1. Preheat oven to 325 degrees. Brush a 9“x12”x2” baking pan with 2 tablespoons of melted butter. (Save the rest of the melted butter for later.) Line pan bottom with parchment paper.

2. Combine cream, milk and sugar in a saucepan over medium heat, stirring until hot. Remove from heat and add white chocolate morsels, stirring until melted. Set aside to cool slightly.

3. Whisk together whole eggs, egg yolks and vanilla. Gradually drizzle the warm cream mixture into the eggs, whisking until smooth and well blended. (Make sure the cream mixture is not too hot, or the eggs will curdle.)

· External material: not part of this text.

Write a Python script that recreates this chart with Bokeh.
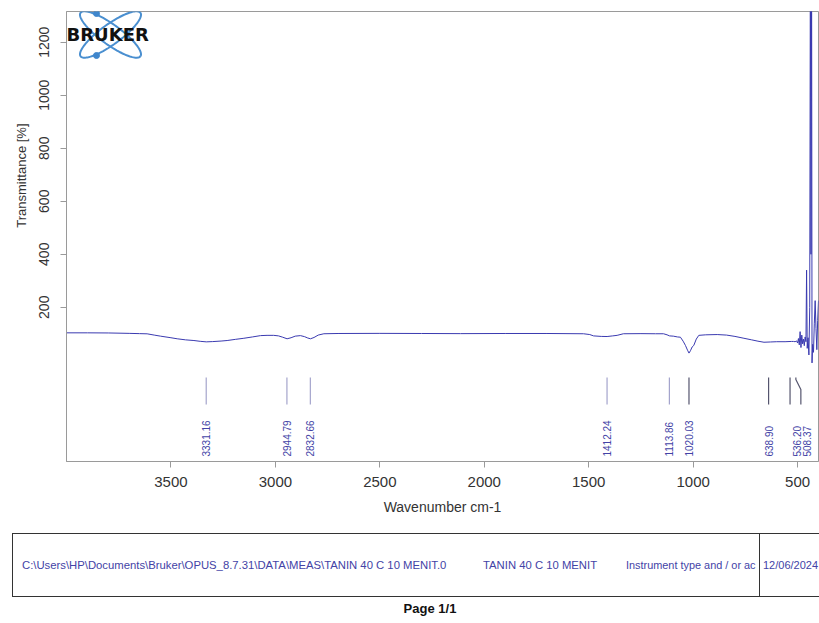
import numpy as np
from bokeh.plotting import figure
from bokeh.models import Range1d, FixedTicker, Label, ColumnDataSource, Title, Div
from bokeh.layouts import column
from bokeh.embed import file_html
from bokeh.resources import INLINE
from bokeh.core.properties import value

# ---------------- data ----------------
wavenumber = [4000, 3900, 3800, 3700, 3650, 3614, 3580, 3550, 3500, 3470, 3430, 3390,
              3360, 3331, 3300, 3260, 3231, 3190, 3151, 3110, 3071, 3040, 3008, 2985,
              2965, 2944, 2925, 2905, 2880, 2860, 2845, 2832, 2815, 2795, 2768, 2700,
              2500, 2300, 2114, 1900, 1700, 1525, 1495, 1477, 1440, 1412, 1385, 1364,
              1334, 1250, 1180, 1142, 1125, 1113, 1095, 1075, 1061, 1048, 1037, 1027,
              1020, 1013, 1005, 997, 985, 973, 940, 885, 840, 800, 757, 720, 690, 661,
              630, 600, 560, 530, 520, 512, 505, 500, 496, 492, 488, 484, 480, 476, 472,
              468, 464, 460, 457, 454, 450, 446, 442, 439, 436, 433, 431, 428, 424, 420,
              416, 412, 408, 404, 400]
transmittance = [103.5, 103.5, 103, 101.5, 100.5, 99.8, 95, 91, 85, 81, 77, 74.5,
                 71.5, 69.5, 70.5, 72.5, 74.5, 79, 83, 88, 93, 94, 94, 92,
                 87, 81, 85, 91, 93, 89, 84, 81, 86, 95, 100, 101,
                 101.5, 101, 100.5, 101, 101, 100, 97, 92, 90, 89.6, 92, 94,
                 100, 100.5, 100, 100, 96, 92, 91, 88, 87, 72, 56, 38,
                 27, 36, 50, 56, 80, 94, 96, 97, 95, 90, 83, 77, 72, 68,
                 69, 70, 70, 71, 71, 70, 73, 65, 82, 58, 108, 48, 95, 62, 80,
                 55, 88, 70, 340, 45, 85, 20, 200, 1500, 400, 1500, -10, 60, 30, 140,
                 225, 120, 40, 150, 225]

peak_wavenumbers = [3331.16, 2944.79, 2832.66, 1412.24, 1113.86, 1020.03, 638.90, 536.20, 508.37]
peak_labels = ["3331.16", "2944.79", "2832.66", "1412.24", "1113.86", "1020.03", "638.90", "536.20", "508.37"]
peak_strong = [False, False, False, False, False, True, True, True, True]

x_ticks = [3500, 3000, 2500, 2000, 1500, 1000, 500]
y_ticks = [200, 400, 600, 800, 1000, 1200]

x_title = "Wavenumber cm-1"
y_title = "Transmittance [%]"
logo_text = "BRUKER"
file_path = "C:\\Users\\HP\\Documents\\Bruker\\OPUS_8.7.31\\DATA\\MEAS\\TANIN 40 C 10 MENIT.0"
sample_name = "TANIN 40 C 10 MENIT"
instrument_text = "Instrument type and / or ac"
date_text = "12/06/2024"
page_text = "Page 1/1"

# ---------------- layout constants ----------------
W = 819
MAIN_H = 530
FOOT_H = 623 - MAIN_H
FL, FR, FT, FB = 66, 818, 11, 461
X_START, X_END = 4000, 400
Y_TOP, Y_BOT = 1316, -382
FONT = "Liberation Sans"
LINE_COL = "#3a3ab0"
LABEL_COL = "#4343a6"
AXIS_COL = "#9a9a9a"
TEXT_COL = "#333333"


def dx(px):
    return X_START + (np.asarray(px, dtype=float) - FL) * (X_END - X_START) / (FR - FL)


def dy(py):
    return Y_TOP + (np.asarray(py, dtype=float) - FT) * (Y_BOT - Y_TOP) / (FB - FT)


def sx(w):
    return FL + (np.asarray(w, dtype=float) - X_START) * (FR - FL) / (X_END - X_START)


p = figure(width=W, height=MAIN_H, output_backend="svg", toolbar_location=None,
           x_range=Range1d(X_START, X_END), y_range=Range1d(Y_BOT, Y_TOP),
           min_border_left=FL, min_border_right=W - FR, min_border_top=FT,
           min_border_bottom=MAIN_H - FB)
p.background_fill_color = "white"
p.border_fill_color = "white"
p.outline_line_color = AXIS_COL
p.outline_line_width = 1
p.grid.visible = False

for ax in (p.xaxis, p.yaxis):
    ax.axis_line_color = AXIS_COL
    ax.major_tick_line_color = AXIS_COL
    ax.minor_tick_line_color = None
    ax.major_tick_out = 6
    ax.major_tick_in = 0
    ax.major_label_text_font = FONT
    ax.major_label_text_color = TEXT_COL

p.xaxis.ticker = FixedTicker(ticks=x_ticks)
p.xaxis.major_label_text_font_size = "15px"
p.xaxis.major_label_standoff = 9
p.xaxis.axis_label = x_title
p.xaxis.axis_label_text_font = FONT
p.xaxis.axis_label_text_font_size = "14px"
p.xaxis.axis_label_text_font_style = "normal"
p.xaxis.axis_label_text_color = TEXT_COL
p.xaxis.axis_label_standoff = 9

p.yaxis.ticker = FixedTicker(ticks=y_ticks)
p.yaxis.major_label_text_font_size = "14px"
p.yaxis.major_label_orientation = "vertical"
p.yaxis.major_label_standoff = 11

# y axis title, placed towards the upper part of the axis as in the original
p.add_layout(Title(text=y_title, align="right", offset=112, text_font=FONT,
                   text_font_size="13px", text_font_style="normal",
                   text_color=TEXT_COL, standoff=16), "left")

# spectrum
p.line(wavenumber, transmittance, line_color=LINE_COL, line_width=1)

# peak markers
bend = [0, 0, 0, 0, 0, 0, 0, 0, 5]
text_shift = [0, 0, 0, 0, 0, 0, 0, 7, 11]
xs, ys, cols = [], [], []
for w, b, strong in zip(peak_wavenumbers, bend, peak_strong):
    px = float(sx(w))
    xs.append([w, w, float(dx(px + b)), float(dx(px + b))])
    ys.append([float(v) for v in dy([377, 379, 389, 404])])
    cols.append("#55556e" if strong else "#a4a4cc")
p.multi_line(xs=xs, ys=ys, line_color=cols, line_width=1.2)

lab_src = ColumnDataSource(dict(x=peak_wavenumbers, y=[float(dy(456))] * len(peak_wavenumbers),
                                text=peak_labels, xo=text_shift))
p.text(x="x", y="y", text="text", source=lab_src, angle=np.pi / 2, x_offset="xo",
       text_align="left", text_baseline="middle", text_font=value(FONT),
       text_font_size="10px", text_color=LABEL_COL)

# Bruker logo
tpar = np.linspace(0, 2 * np.pi, 120)
for ang in (36, -36):
    th = np.radians(ang)
    ex = 110 + 37 * np.cos(tpar) * np.cos(th) - 10 * np.sin(tpar) * np.sin(th)
    ey = 34 + 37 * np.cos(tpar) * np.sin(th) + 10 * np.sin(tpar) * np.cos(th)
    p.line(dx(ex), dy(ey), line_color="#4a8fd0", line_width=2)
p.scatter(dx([96, 96]), dy([13, 55]), size=6, color="#3f86cc")
p.add_layout(Label(x=float(dx(66)), y=float(dy(34)), text=logo_text, text_align="left",
                   text_baseline="middle", text_font="DejaVu Sans", text_font_style="bold",
                   text_font_size="18px", text_color="#111111"))

# ---------------- footer (page furniture under the plot) ----------------
def span(txt, left, top, size, color):
    return ('<span style="position:absolute;left:%dpx;top:%dpx;font-size:%s;color:%s;'
            'white-space:nowrap;line-height:14px;">%s</span>'
            % (left, top, size, color, txt))


footer_html = (
    '<div style="position:relative;width:819px;height:%dpx;overflow:hidden;'
    'font-family:\'Liberation Sans\',Arial,sans-serif;background:white;">' % FOOT_H
    + '<div style="position:absolute;left:12px;top:3px;width:820px;height:64px;'
      'box-sizing:border-box;border:1.5px solid #333;"></div>'
    + span(file_path, 22, 28, "11.3px", LABEL_COL)
    + span(sample_name, 483, 28, "11.3px", LABEL_COL)
    + span(instrument_text, 626, 28, "10.9px", LABEL_COL)
    + '<div style="position:absolute;left:759px;top:3px;width:0;height:64px;'
      'border-left:1.5px solid #333;"></div>'
    + span(date_text, 763, 28, "11px", LABEL_COL)
    + '<div style="position:absolute;left:0;width:860px;top:72px;text-align:center;'
      'font-size:13px;font-weight:bold;color:#111;line-height:14px;">%s</div>' % page_text
    + '</div>'
)
footer = Div(text=footer_html, width=W, height=FOOT_H, margin=(0, 0, 0, 0))

layout = column(p, footer, spacing=0)
open("out.html", "w").write(file_html(layout, INLINE))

4. Lay half the bread slices in prepared pan. Pour half the cream mixture over bread and allow it to absorb the liquid. Layer the remaining bread on top and pour the remaining cream mixture over it. Press down the bread until it absorbs the liquid. Cover the pan with foil.

5. Bake for one hour. Uncover and continue baking until the liquid in the center has evaporated and the pudding is golden brown (about another 30 minutes).  Transfer the pan to a wire rack. Cool and cut the pudding into six 2”x 3” rectangles, then cut each rectangle into two triangles. If you’re going to serve the dessert right away, then proceed with making the sauces and following the steps below. Otherwise, wrap each triangle in plastic wrap and refrigerate until you’re ready to serve the pudding.

Raspberry Sauce:
½ cup water
½ cup sugar
2 teaspoons grated orange zest
2 cups fresh or frozen raspberries

1. Combine water, sugar and orange zest over medium heat until thick and syrupy. Add raspberries, reduce heat to low and cook until fruit falls apart. Let cool and force the sauce through a sieve to remove the seeds. Set aside.

White Chocolate Sauce:
½ cup heavy (whipping) cream
1 cup white chocolate morsels

1. Warm the cream until hot. Remove from heat and add the white chocolate morsels. Stir until melted and smooth.

Assembly:
1. Preheat oven to 350 degrees. Butter a rimmed baking sheet and place the triangles of pudding onto it, brushing each piece with melted butter. Bake until browned, about 12 minutes.

2. Stand hot pudding triangle on its side. Run a strip of white chocolate sauce across the plate and over the top of the pudding. Pool some raspberry sauce at opposite edges of the plate. Garnish with raspberries and ribbons of white chocolate (you can use a vegetable peeler to cut the ribbons from a chunk of white chocolate.) If desired, put a dollop of fresh, whipped cream on the plate.

3. Refrigerate any pudding and sauce leftovers.